Eine Besonderheit bei Bösendorfer ist das Resonanzkastenprinzip, nach dem jeder Flügel aufgebaut ist und auf dem die „Klangphilosophie“ des Unternehmens beruht. Dieses Prinzip hat der Traditionshersteller in den vergangenen vier Jahren noch einmal weiterentwickelt. Die Grundlage für diese Innovation im Rahmen des Klangkörpers ist eine bestimmte Fräsung, die ein CNC-Bearbeitungszentrum des italienischen Herstellers SCM vornimmt.
Seit 2016 ist die Fünf-Achs-Maschine Morbidelli M800 Bestandteil des Produktionsprozesses in Wiener Neustadt. „Ein Grund, warum wir uns für SCM entschieden haben, waren Empfehlungen von zwei unserer Zulieferer, die ebenfalls mit SCM-Maschinen arbeiten. Bis jetzt sind wir damit sehr zufrieden. Es war die richtige Entscheidung“, sagt Thomas Broukal.
Zu den Besonderheiten des bei Bösendorfer eingesetzten CNC-Bearbeitungszentrums zählt unter anderem der automatisch verstellbare Konsolentisch. Die Balken und Sauger positionieren sich automatisch, nachdem der Bediener das Produktionsprogramm vorbereitet hat. Zudem handelt es sich bei der Sonderausführung um ein Fünf-Achs-Fräsaggregat mit einer Bearbeitungshöhe von 430 Millimetern. „Das Gerät bietet bis zu 48 Werkzeugen Platz, dank eines Tellerwechslers mit 24, einem seitlichen Wechsler mit zwölf und weiteren zwölf Werkzeugen ‚on board‘, die mit dem Fräsaggregat mitfahren“, erklärt Außendienstmitarbeiter Stefano Buratti von SCM. Bei der Anfertigung des Resonanzbodens trägt ein Stirnplanfräser die Platte Schicht für Schicht ab, so dass der Boden flexibel genug wird, um ihn unter Spannung in den Klavierrahmen einzupassen. „Eine Handbearbeitung wäre nicht möglich, da die Genauigkeit sehr hoch ist“, erklärt Buratti.

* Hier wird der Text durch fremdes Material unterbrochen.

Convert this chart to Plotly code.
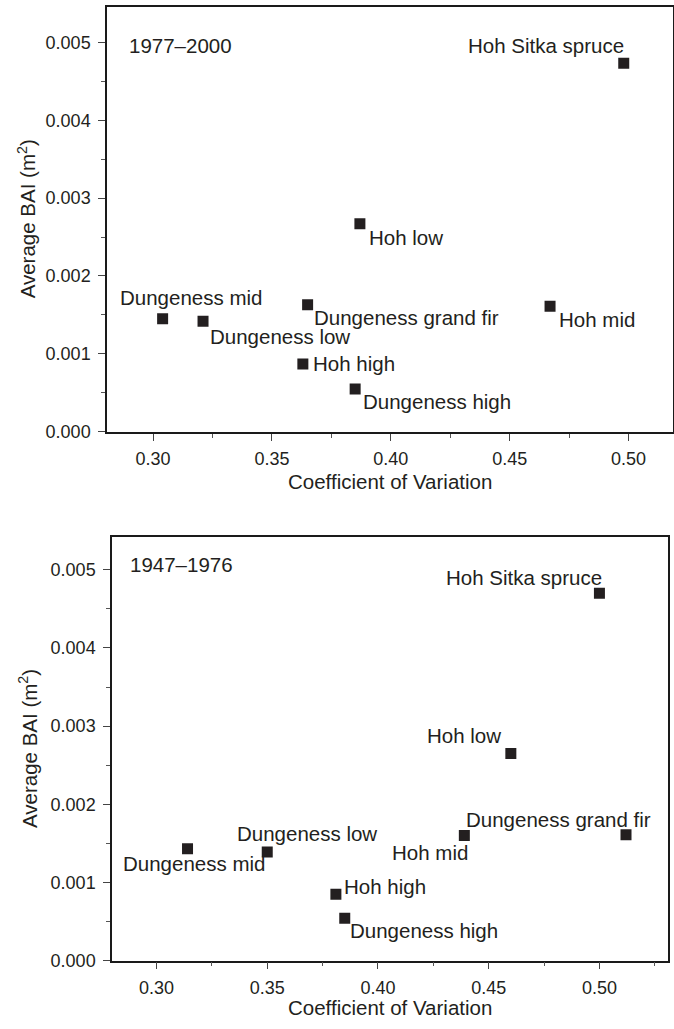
import plotly.graph_objects as go

# ---------------- data ----------------
sites = ["Hoh Sitka spruce", "Hoh low", "Dungeness mid", "Dungeness low",
         "Dungeness grand fir", "Hoh mid", "Hoh high", "Dungeness high"]

# 1977-2000 panel
cv_1977 = [0.498, 0.387, 0.304, 0.321, 0.365, 0.467, 0.363, 0.385]
bai_1977 = [0.00473, 0.00267, 0.00145, 0.00142, 0.00163, 0.00161, 0.00087, 0.00055]

# 1947-1976 panel
cv_1947 = [0.500, 0.460, 0.314, 0.350, 0.512, 0.439, 0.381, 0.385]
bai_1947 = [0.00470, 0.00265, 0.00143, 0.00139, 0.00161, 0.00160, 0.00085, 0.00054]

period_top = "1977–2000"
period_bottom = "1947–1976"
x_title = "Coefficient of Variation"
y_title = "Average BAI (m<sup>2</sup>)"

# ---------------- styles ----------------
FONT = "Liberation Sans, Arial, Helvetica, sans-serif"
TXT = "#231f20"
LABEL_SIZE = 20.5
TICK_SIZE = 18

# label placement: (xanchor, x shift px, y shift px downward)
lab_top = {
    "Hoh Sitka spruce": ("right", 2, -18),
    "Hoh low": ("left", 7, 14),
    "Dungeness mid": ("left", -45, -21),
    "Dungeness low": ("left", 5, 15),
    "Dungeness grand fir": ("left", 4, 12.5),
    "Hoh mid": ("left", 7, 13.3),
    "Hoh high": ("left", 8.5, 0),
    "Dungeness high": ("left", 6, 12.7),
}
lab_bottom = {
    "Hoh Sitka spruce": ("right", 5, -15.5),
    "Hoh low": ("right", -7.5, -18.2),
    "Dungeness grand fir": ("right", 27, -15.4),
    "Hoh mid": ("right", 6, 17),
    "Dungeness mid": ("left", -67, 14.8),
    "Dungeness low": ("left", -32, -18.9),
    "Hoh high": ("left", 6.5, -7.4),
    "Dungeness high": ("left", 3, 11.8),
}

W, H = 674, 1029
fig = go.Figure()

for xs, ys, ax in [(cv_1977, bai_1977, ""), (cv_1947, bai_1947, "2")]:
    fig.add_trace(go.Scatter(
        x=xs, y=ys, mode="markers", text=sites,
        xaxis="x" + ax, yaxis="y" + ax,
        marker=dict(symbol="square", size=11, color=TXT, line=dict(width=0)),
        hovertemplate="%{text}<br>CV=%{x}<br>BAI=%{y}<extra></extra>",
        showlegend=False,
    ))

annotations = []
for xs, ys, ax, spec in [(cv_1977, bai_1977, "", lab_top), (cv_1947, bai_1947, "2", lab_bottom)]:
    for name, xv, yv in zip(sites, xs, ys):
        anc, dx, dy = spec[name]
        annotations.append(dict(
            x=xv, y=yv, xref="x" + ax, yref="y" + ax, text=name, showarrow=False,
            xanchor=anc, yanchor="middle", xshift=dx, yshift=-dy,
            font=dict(family=FONT, size=LABEL_SIZE, color=TXT),
        ))

# period labels and axis titles
for ax, period, px, py, tdy, ydx in [("", period_top, 20, 38.5, 50, 80),
                                     ("2", period_bottom, 15.5, 27, 47, 84)]:
    xd = ("x" + ax) + " domain" if ax else "x domain"
    yd = ("y" + ax) + " domain" if ax else "y domain"
    annotations.append(dict(x=0, y=1, xref=xd, yref=yd, text=period, showarrow=False,
                            xanchor="left", yanchor="middle", xshift=px, yshift=-py,
                            font=dict(family=FONT, size=LABEL_SIZE, color=TXT)))
    annotations.append(dict(x=0.5, y=0, xref=xd, yref=yd, text=x_title, showarrow=False,
                            xanchor="center", yanchor="middle", yshift=-tdy,
                            font=dict(family=FONT, size=LABEL_SIZE, color=TXT)))
    annotations.append(dict(x=0, y=0.5, xref=xd, yref=yd, text=y_title, showarrow=False,
                            xanchor="center", yanchor="middle", xshift=-ydx, textangle=-90,
                            font=dict(family=FONT, size=LABEL_SIZE, color=TXT)))

def xaxis(domain, rng, anchor):
    return dict(domain=domain, range=rng, anchor=anchor,
                showline=True, linecolor="#1a1a1a", linewidth=1.5, mirror=True,
                showgrid=False, zeroline=False,
                ticks="outside", ticklen=7, tickwidth=1.2, tickcolor="#444",
                tick0=0, dtick=0.05, tickformat=".2f", ticklabelstandoff=3,
                minor=dict(ticks="outside", ticklen=4, tickwidth=1.2, tickcolor="#555",
                           dtick=0.025, tick0=0, showgrid=False),
                tickfont=dict(family=FONT, size=TICK_SIZE, color=TXT))

def yaxis(domain, rng, anchor):
    return dict(domain=domain, range=rng, anchor=anchor,
                showline=True, linecolor="#1a1a1a", linewidth=1.5, mirror=True,
                showgrid=False, zeroline=False,
                ticks="outside", ticklen=7, tickwidth=1.2, tickcolor="#444",
                tick0=0, dtick=0.001, tickformat=".3f", ticklabelstandoff=4,
                minor=dict(ticks="outside", ticklen=4, tickwidth=1.2, tickcolor="#555",
                           dtick=0.0005, tick0=0, showgrid=False),
                tickfont=dict(family=FONT, size=TICK_SIZE, color=TXT))

fig.update_layout(
    width=W, height=H,
    margin=dict(l=0, r=0, t=0, b=0),
    paper_bgcolor="white", plot_bgcolor="white",
    xaxis=xaxis([107 / W, 672.7 / W], [0.2806, 0.5186], "y"),
    yaxis=yaxis([1 - 436 / H, 1 - 7 / H], [0, 0.005454], "x"),
    xaxis2=xaxis([112 / W, 668.3 / W], [0.2799, 0.5311], "y2"),
    yaxis2=yaxis([1 - 970 / H, 1 - 542.7 / H], [0, 0.005414], "x2"),
    annotations=annotations,
    font=dict(family=FONT, color=TXT),
)

fig.write_html("out.html")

Nicht nur in der Fertigung, auch in anderen Bereichen des Unternehmens hält digitale Technik Einzug. So steht beispielsweise im Aussuchraum unter anderem ein selbstspielendes Klavier, das nicht nur dadurch beeindruckt, dass es keinen Pianisten benötigt, sondern vor allem auch durch die große Auswahl an Musikstücken und deren Qualität. Neben der großen "Library", die es in diesem Umfang mit so vielen historischen Aufnahmen nur bei Bösendorfer gibt, ist das Besondere an unserem System, dass es nicht nur Musikstücke abspielen (da gibt es viele am Markt) sondern auch in hoher Qualität aufnehmen kann. D.h. man kann sein eigenes Spiel aufnehmen und so seinen Lernerfolg dokumentieren. Musiker können so ihre Stücke aufnehmen und weiter bearbeiten. Der Markt dafür wird laut Broukal und Alexander immer größer.